• **WHAT IS ASKED**
Pictures stay out of the copy; set down each line of the listing below exactly.

• **SUPPLIED MATERIAL**
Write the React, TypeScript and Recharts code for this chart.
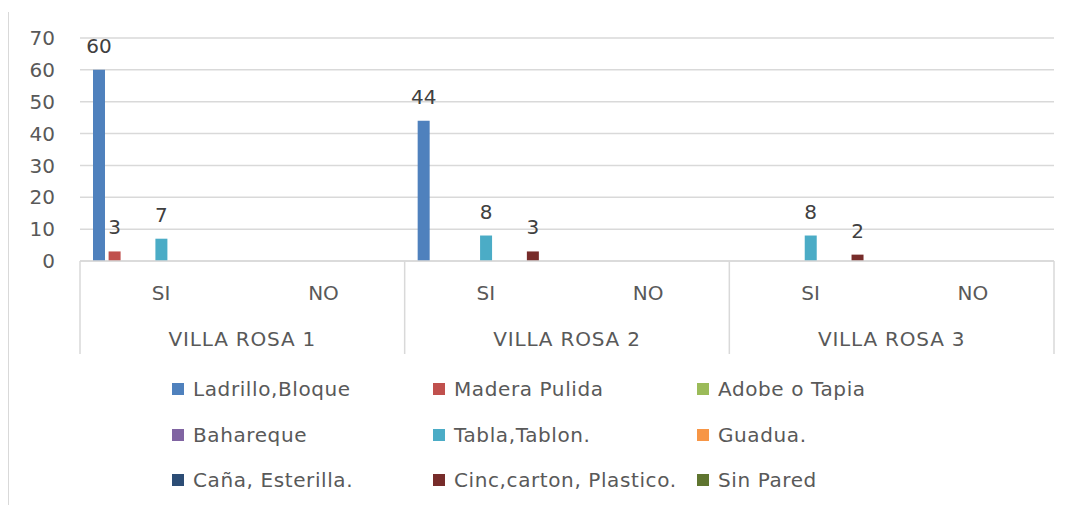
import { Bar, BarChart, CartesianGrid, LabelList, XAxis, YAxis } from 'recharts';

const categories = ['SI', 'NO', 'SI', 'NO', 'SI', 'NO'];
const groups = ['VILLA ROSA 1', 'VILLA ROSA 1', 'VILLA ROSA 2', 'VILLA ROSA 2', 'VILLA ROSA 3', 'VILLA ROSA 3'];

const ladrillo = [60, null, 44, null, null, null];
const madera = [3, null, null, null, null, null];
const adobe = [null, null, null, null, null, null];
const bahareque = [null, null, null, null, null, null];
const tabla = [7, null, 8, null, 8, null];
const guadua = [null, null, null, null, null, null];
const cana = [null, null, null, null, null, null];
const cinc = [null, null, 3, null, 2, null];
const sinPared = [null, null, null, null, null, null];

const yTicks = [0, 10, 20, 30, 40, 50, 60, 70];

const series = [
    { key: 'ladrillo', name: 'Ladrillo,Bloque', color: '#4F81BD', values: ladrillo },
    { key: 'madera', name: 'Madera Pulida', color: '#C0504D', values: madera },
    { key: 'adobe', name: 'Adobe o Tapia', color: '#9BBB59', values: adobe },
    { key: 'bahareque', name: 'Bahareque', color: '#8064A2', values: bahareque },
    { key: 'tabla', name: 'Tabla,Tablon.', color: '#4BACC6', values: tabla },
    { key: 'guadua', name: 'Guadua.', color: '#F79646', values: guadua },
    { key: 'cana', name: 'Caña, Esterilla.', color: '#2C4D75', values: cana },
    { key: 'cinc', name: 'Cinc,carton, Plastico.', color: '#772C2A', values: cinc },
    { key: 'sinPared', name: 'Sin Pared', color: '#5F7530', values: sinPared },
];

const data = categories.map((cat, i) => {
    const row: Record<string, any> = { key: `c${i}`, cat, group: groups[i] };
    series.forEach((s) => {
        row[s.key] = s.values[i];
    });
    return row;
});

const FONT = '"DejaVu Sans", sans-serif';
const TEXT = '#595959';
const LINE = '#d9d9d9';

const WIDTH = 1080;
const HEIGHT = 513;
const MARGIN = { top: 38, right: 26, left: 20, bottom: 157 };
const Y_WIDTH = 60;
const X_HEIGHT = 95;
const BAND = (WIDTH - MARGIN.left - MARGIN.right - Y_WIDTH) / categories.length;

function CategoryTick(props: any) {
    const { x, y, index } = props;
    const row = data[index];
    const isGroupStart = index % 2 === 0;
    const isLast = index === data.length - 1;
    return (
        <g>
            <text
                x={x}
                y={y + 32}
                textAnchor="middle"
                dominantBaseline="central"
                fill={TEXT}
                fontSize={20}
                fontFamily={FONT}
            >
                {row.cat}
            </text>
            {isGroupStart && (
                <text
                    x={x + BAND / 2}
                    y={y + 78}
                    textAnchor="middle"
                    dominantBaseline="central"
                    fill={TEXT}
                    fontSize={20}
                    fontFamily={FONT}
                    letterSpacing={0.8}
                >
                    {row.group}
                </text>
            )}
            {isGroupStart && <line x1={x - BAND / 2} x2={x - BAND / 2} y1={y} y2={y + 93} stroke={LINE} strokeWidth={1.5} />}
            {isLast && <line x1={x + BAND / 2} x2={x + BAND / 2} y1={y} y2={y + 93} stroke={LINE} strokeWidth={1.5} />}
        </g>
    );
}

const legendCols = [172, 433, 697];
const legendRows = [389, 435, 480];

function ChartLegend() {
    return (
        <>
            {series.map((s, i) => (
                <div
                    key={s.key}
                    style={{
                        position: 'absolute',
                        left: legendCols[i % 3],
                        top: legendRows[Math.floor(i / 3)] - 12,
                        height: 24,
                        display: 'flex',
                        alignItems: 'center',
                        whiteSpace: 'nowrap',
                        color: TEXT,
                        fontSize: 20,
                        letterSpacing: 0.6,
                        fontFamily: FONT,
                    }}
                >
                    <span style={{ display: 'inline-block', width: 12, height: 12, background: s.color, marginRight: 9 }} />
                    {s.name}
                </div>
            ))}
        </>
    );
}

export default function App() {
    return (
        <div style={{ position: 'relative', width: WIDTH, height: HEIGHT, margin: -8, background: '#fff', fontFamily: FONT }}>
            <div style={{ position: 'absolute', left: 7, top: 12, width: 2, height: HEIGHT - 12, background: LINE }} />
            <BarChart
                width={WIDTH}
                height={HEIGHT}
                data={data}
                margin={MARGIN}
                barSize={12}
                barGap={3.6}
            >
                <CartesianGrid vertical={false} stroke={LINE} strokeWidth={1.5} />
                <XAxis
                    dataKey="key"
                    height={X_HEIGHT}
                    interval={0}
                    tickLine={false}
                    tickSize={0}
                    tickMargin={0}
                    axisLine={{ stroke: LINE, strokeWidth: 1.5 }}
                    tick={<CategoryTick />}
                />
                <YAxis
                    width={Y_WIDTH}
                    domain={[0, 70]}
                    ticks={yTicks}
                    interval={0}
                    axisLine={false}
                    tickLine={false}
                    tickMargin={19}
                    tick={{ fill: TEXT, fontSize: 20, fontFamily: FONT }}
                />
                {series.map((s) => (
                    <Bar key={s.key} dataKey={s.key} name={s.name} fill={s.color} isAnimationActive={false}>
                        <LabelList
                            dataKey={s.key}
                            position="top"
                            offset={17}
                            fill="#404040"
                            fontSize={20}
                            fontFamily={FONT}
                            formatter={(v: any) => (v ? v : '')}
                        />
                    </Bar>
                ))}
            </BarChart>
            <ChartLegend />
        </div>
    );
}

• **THE ANSWER**
Write the React, TypeScript and Recharts code for this chart.
import { Bar, BarChart, CartesianGrid, LabelList, XAxis, YAxis } from 'recharts';

const categories = ['SI', 'NO', 'SI', 'NO', 'SI', 'NO'];
const groups = ['VILLA ROSA 1', 'VILLA ROSA 1', 'VILLA ROSA 2', 'VILLA ROSA 2', 'VILLA ROSA 3', 'VILLA ROSA 3'];

const ladrillo = [60, null, 44, null, null, null];
const madera = [3, null, null, null, null, null];
const adobe = [null, null, null, null, null, null];
const bahareque = [null, null, null, null, null, null];
const tabla = [7, null, 8, null, 8, null];
const guadua = [null, null, null, null, null, null];
const cana = [null, null, null, null, null, null];
const cinc = [null, null, 3, null, 2, null];
const sinPared = [null, null, null, null, null, null];

const yTicks = [0, 10, 20, 30, 40, 50, 60, 70];

const series = [
    { key: 'ladrillo', name: 'Ladrillo,Bloque', color: '#4F81BD', values: ladrillo },
    { key: 'madera', name: 'Madera Pulida', color: '#C0504D', values: madera },
    { key: 'adobe', name: 'Adobe o Tapia', color: '#9BBB59', values: adobe },
    { key: 'bahareque', name: 'Bahareque', color: '#8064A2', values: bahareque },
    { key: 'tabla', name: 'Tabla,Tablon.', color: '#4BACC6', values: tabla },
    { key: 'guadua', name: 'Guadua.', color: '#F79646', values: guadua },
    { key: 'cana', name: 'Caña, Esterilla.', color: '#2C4D75', values: cana },
    { key: 'cinc', name: 'Cinc,carton, Plastico.', color: '#772C2A', values: cinc },
    { key: 'sinPared', name: 'Sin Pared', color: '#5F7530', values: sinPared },
];

const data = categories.map((cat, i) => {
    const row: Record<string, any> = { key: `c${i}`, cat, group: groups[i] };
    series.forEach((s) => {
        row[s.key] = s.values[i];
    });
    return row;
});

const FONT = '"DejaVu Sans", sans-serif';
const TEXT = '#595959';
const LINE = '#d9d9d9';

const WIDTH = 1080;
const HEIGHT = 513;
const MARGIN = { top: 38, right: 26, left: 20, bottom: 157 };
const Y_WIDTH = 60;
const X_HEIGHT = 95;
const BAND = (WIDTH - MARGIN.left - MARGIN.right - Y_WIDTH) / categories.length;

function CategoryTick(props: any) {
    const { x, y, index } = props;
    const row = data[index];
    const isGroupStart = index % 2 === 0;
    const isLast = index === data.length - 1;
    return (
        <g>
            <text
                x={x}
                y={y + 32}
                textAnchor="middle"
                dominantBaseline="central"
                fill={TEXT}
                fontSize={20}
                fontFamily={FONT}
            >
                {row.cat}
            </text>
            {isGroupStart && (
                <text
                    x={x + BAND / 2}
                    y={y + 78}
                    textAnchor="middle"
                    dominantBaseline="central"
                    fill={TEXT}
                    fontSize={20}
                    fontFamily={FONT}
                    letterSpacing={0.8}
                >
                    {row.group}
                </text>
            )}
            {isGroupStart && <line x1={x - BAND / 2} x2={x - BAND / 2} y1={y} y2={y + 93} stroke={LINE} strokeWidth={1.5} />}
            {isLast && <line x1={x + BAND / 2} x2={x + BAND / 2} y1={y} y2={y + 93} stroke={LINE} strokeWidth={1.5} />}
        </g>
    );
}

const legendCols = [172, 433, 697];
const legendRows = [389, 435, 480];

function ChartLegend() {
    return (
        <>
            {series.map((s, i) => (
                <div
                    key={s.key}
                    style={{
                        position: 'absolute',
                        left: legendCols[i % 3],
                        top: legendRows[Math.floor(i / 3)] - 12,
                        height: 24,
                        display: 'flex',
                        alignItems: 'center',
                        whiteSpace: 'nowrap',
                        color: TEXT,
                        fontSize: 20,
                        letterSpacing: 0.6,
                        fontFamily: FONT,
                    }}
                >
                    <span style={{ display: 'inline-block', width: 12, height: 12, background: s.color, marginRight: 9 }} />
                    {s.name}
                </div>
            ))}
        </>
    );
}

export default function App() {
    return (
        <div style={{ position: 'relative', width: WIDTH, height: HEIGHT, margin: -8, background: '#fff', fontFamily: FONT }}>
            <div style={{ position: 'absolute', left: 7, top: 12, width: 2, height: HEIGHT - 12, background: LINE }} />
            <BarChart
                width={WIDTH}
                height={HEIGHT}
                data={data}
                margin={MARGIN}
                barSize={12}
                barGap={3.6}
            >
                <CartesianGrid vertical={false} stroke={LINE} strokeWidth={1.5} />
                <XAxis
                    dataKey="key"
                    height={X_HEIGHT}
                    interval={0}
                    tickLine={false}
                    tickSize={0}
                    tickMargin={0}
                    axisLine={{ stroke: LINE, strokeWidth: 1.5 }}
                    tick={<CategoryTick />}
                />
                <YAxis
                    width={Y_WIDTH}
                    domain={[0, 70]}
                    ticks={yTicks}
                    interval={0}
                    axisLine={false}
                    tickLine={false}
                    tickMargin={19}
                    tick={{ fill: TEXT, fontSize: 20, fontFamily: FONT }}
                />
                {series.map((s) => (
                    <Bar key={s.key} dataKey={s.key} name={s.name} fill={s.color} isAnimationActive={false}>
                        <LabelList
                            dataKey={s.key}
                            position="top"
                            offset={17}
                            fill="#404040"
                            fontSize={20}
                            fontFamily={FONT}
                            formatter={(v: any) => (v ? v : '')}
                        />
                    </Bar>
                ))}
            </BarChart>
            <ChartLegend />
        </div>
    );
}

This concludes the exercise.